* _DATA SECTION_
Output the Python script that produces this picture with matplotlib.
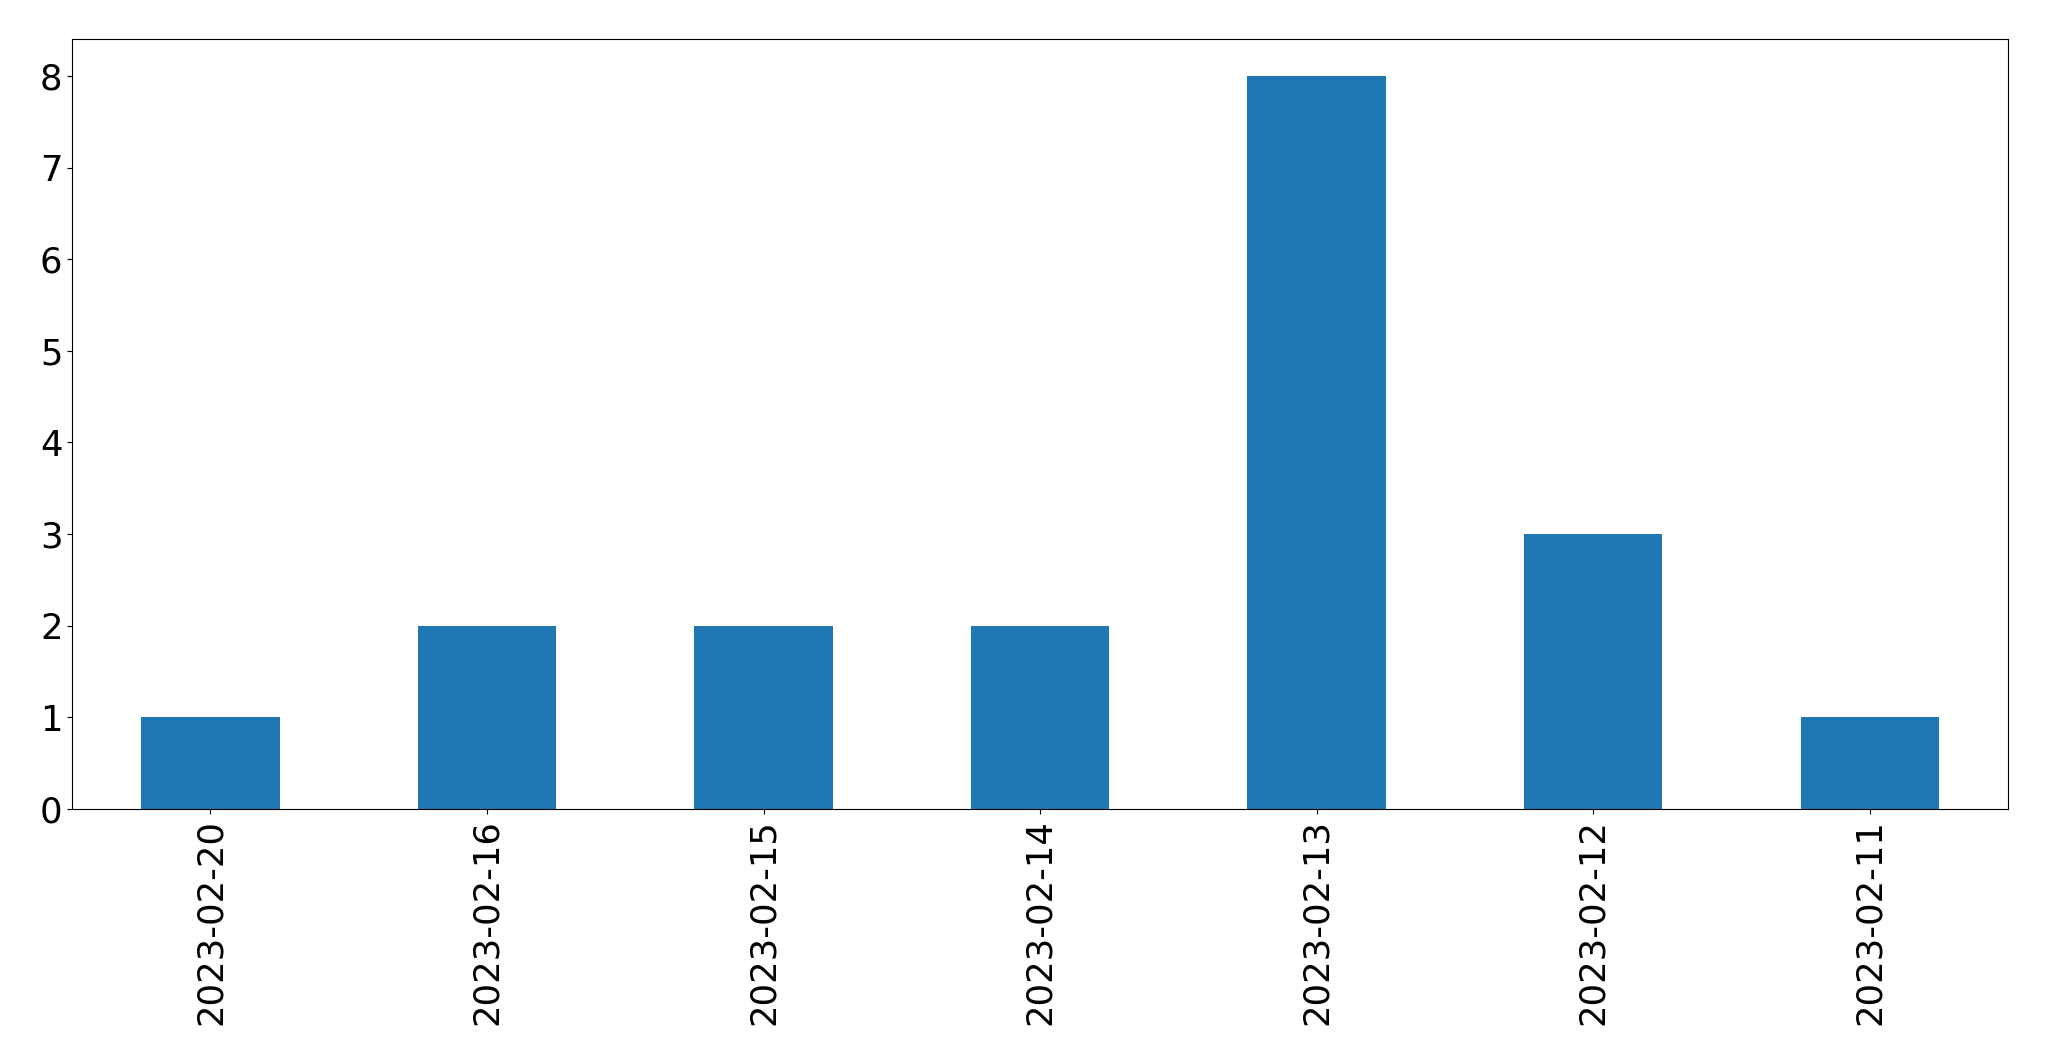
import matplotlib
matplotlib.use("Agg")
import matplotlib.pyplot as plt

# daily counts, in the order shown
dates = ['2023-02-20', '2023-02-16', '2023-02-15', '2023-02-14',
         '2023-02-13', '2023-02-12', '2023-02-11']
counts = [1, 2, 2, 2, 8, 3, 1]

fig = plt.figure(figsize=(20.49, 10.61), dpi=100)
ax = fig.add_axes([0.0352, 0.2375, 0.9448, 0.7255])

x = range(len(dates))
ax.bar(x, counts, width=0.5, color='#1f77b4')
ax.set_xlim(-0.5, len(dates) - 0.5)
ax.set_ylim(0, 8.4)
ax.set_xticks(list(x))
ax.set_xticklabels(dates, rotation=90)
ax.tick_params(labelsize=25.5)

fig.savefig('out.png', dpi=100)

* _PROBLEM TO SOLVE_
Begin at the first line of the material and copy each line exactly through the one containing "import matplotlib.pyplot as plt". Omit pictures.

* _SOLUTION FOR THIS PROBLEM_
Output the Python script that produces this picture with matplotlib.
import matplotlib
matplotlib.use("Agg")
import matplotlib.pyplot as plt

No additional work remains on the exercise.